Where the gap widens more meaningfully is in panel technology and motion handling. The Hisense uses a QLED layer on top of its LED-backlit LCD, which typically produces more saturated colors and higher peak luminance — reflected here in its 400 nits typical brightness versus the TCL's 330 nits. More significantly, the Hisense offers a 144Hz refresh rate compared to the TCL's 60Hz, which translates directly to smoother motion in fast-action content, sports, and gaming with dramatically reduced blur and judder. For gamers especially, this is a substantial real-world advantage. The Hisense also supports both HDR10+ and Dolby Vision — the two leading dynamic HDR formats — while the TCL supports only the base HDR10 and HLG standards. Dynamic HDR metadata adjusts tone-mapping scene by scene, so missing Dolby Vision and HDR10+ means the TCL cannot take full advantage of content mastered in those formats.

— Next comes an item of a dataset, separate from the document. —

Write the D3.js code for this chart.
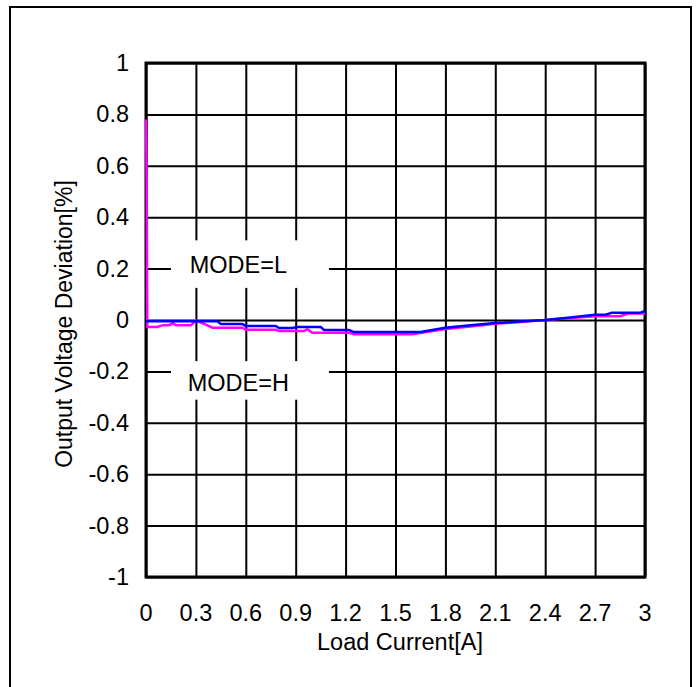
<!DOCTYPE html>
<meta charset="utf-8">
<style>
body { margin: 0; background: #fff; }
svg text { font-family: "Liberation Sans", Arial, sans-serif; fill: #000; }
.grid line { stroke: #000; stroke-width: 2; }
.grid path { stroke-width: 0; }
</style>
<body>
<svg width="700" height="687"></svg>
<script src="https://d3js.org/d3.v7.min.js"></script>
<script>

// load current [A] / deviation [%]
var modeLCurrent = [0, 0.43, 0.45, 0.58, 0.60, 0.78, 0.80, 0.88, 0.91, 1.05, 1.07, 1.22, 1.25, 1.65, 1.8, 1.95, 2.1, 2.25, 2.4, 2.55, 2.7, 2.76, 2.8, 2.97, 3.0];
var modeLDev = [-0.005, -0.005, -0.016, -0.016, -0.023, -0.023, -0.031, -0.031, -0.027, -0.027, -0.039, -0.039, -0.047, -0.047, -0.03, -0.02, -0.012, -0.006, 0, 0.01, 0.02, 0.02, 0.028, 0.028, 0.035];

var modeHCurrent = [0, 0.004, 0.008, 0.07, 0.1, 0.14, 0.16, 0.18, 0.27, 0.3, 0.36, 0.4, 0.58, 0.6, 0.78, 0.8, 0.95, 0.97, 1.0, 1.22, 1.25, 1.6, 1.8, 1.95, 2.1, 2.25, 2.4, 2.55, 2.7, 2.85, 2.9, 3.0];
var modeHDev = [0.78, 0.55, -0.027, -0.027, -0.02, -0.02, -0.012, -0.02, -0.02, -0.002, -0.018, -0.03, -0.03, -0.038, -0.038, -0.043, -0.043, -0.036, -0.05, -0.05, -0.055, -0.055, -0.035, -0.025, -0.015, -0.008, 0, 0.008, 0.015, 0.015, 0.025, 0.025];

var xTicks = [0, 0.3, 0.6, 0.9, 1.2, 1.5, 1.8, 2.1, 2.4, 2.7, 3];
var yTicks = [-1, -0.8, -0.6, -0.4, -0.2, 0, 0.2, 0.4, 0.6, 0.8, 1];

var svg = d3.select("svg");

var pLeft = 146, pRight = 645, pTop = 63, pBottom = 577;
var fs = "23.5px";

var x = d3.scaleLinear().domain([0, 3]).range([pLeft, pRight]);
var y = d3.scaleLinear().domain([-1, 1]).range([pBottom, pTop]);

// outer frame
svg.append("rect")
	.attr("x", 10).attr("y", 7)
	.attr("width", 681).attr("height", 700)
	.attr("fill", "none")
	.attr("stroke", "#000")
	.attr("stroke-width", 2);

// grid
svg.append("g")
	.attr("class", "grid")
	.attr("transform", "translate(0," + pBottom + ")")
	.call(d3.axisBottom(x).tickValues(xTicks).tickSize(-(pBottom - pTop)).tickFormat(""));

svg.append("g")
	.attr("class", "grid")
	.attr("transform", "translate(" + pLeft + ",0)")
	.call(d3.axisLeft(y).tickValues(yTicks).tickSize(-(pRight - pLeft)).tickFormat(""));

svg.append("rect")
	.attr("x", pLeft).attr("y", pTop)
	.attr("width", pRight - pLeft).attr("height", pBottom - pTop)
	.attr("fill", "none")
	.attr("stroke", "#000")
	.attr("stroke-width", 3);

// tick labels
svg.selectAll(".xlab")
	.data(xTicks)
	.enter().append("text")
	.attr("class", "xlab")
	.attr("x", function(d){ return x(d); })
	.attr("y", 621)
	.attr("text-anchor", "middle")
	.style("font-size", fs)
	.text(function(d){ return d; });

svg.selectAll(".ylab")
	.data(yTicks)
	.enter().append("text")
	.attr("class", "ylab")
	.attr("x", 129)
	.attr("y", function(d){ return y(d) + 8; })
	.attr("text-anchor", "end")
	.style("font-size", fs)
	.text(function(d){ return d; });

svg.append("text")
	.attr("x", 400).attr("y", 650)
	.attr("text-anchor", "middle")
	.style("font-size", fs)
	.text("Load Current[A]");

svg.append("text")
	.attr("transform", "translate(72,324) rotate(-90)")
	.attr("text-anchor", "middle")
	.style("font-size", "23px")
	.text("Output Voltage Deviation[%]");

// mode labels
var boxes = [{t: "MODE=L", y0: 0.31, y1: 0.125, ty: 0.215}, {t: "MODE=H", y0: -0.16, y1: -0.31, ty: -0.245}];
boxes.forEach(function(b){
	svg.append("rect")
		.attr("x", x(0.15)).attr("y", y(b.y0))
		.attr("width", x(1.1) - x(0.15)).attr("height", y(b.y1) - y(b.y0))
		.attr("fill", "#fff");
	svg.append("text")
		.attr("x", x(0.555)).attr("y", y(b.ty) + 8)
		.attr("text-anchor", "middle")
		.style("font-size", fs)
		.text(b.t);
});

// curves
var line = d3.line()
	.x(function(d){ return x(d[0]); })
	.y(function(d){ return y(d[1]); });

svg.append("path")
	.datum(d3.zip(modeHCurrent, modeHDev))
	.attr("d", line)
	.attr("fill", "none")
	.attr("stroke", "#ff00ff")
	.attr("stroke-width", 2.5);

svg.append("path")
	.datum(d3.zip(modeLCurrent, modeLDev))
	.attr("d", line)
	.attr("fill", "none")
	.attr("stroke", "#0000ff")
	.attr("stroke-width", 2.5);

</script>
</body>
</html>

Overall, the Hisense 100E7Q Pro holds a clear display advantage across nearly every performance-oriented metric: richer HDR ecosystem, higher brightness, superior motion clarity via 144Hz, and QLED color technology — alongside a dramatically larger screen. The TCL 75P6K is a competent 4K panel with a marginally sharper pixel pitch and identical viewing angles, but it lacks the premium display features that define the Hisense's offering. Unless physical space constraints make the 100″ footprint impractical, the Hisense wins this category decisively on specs.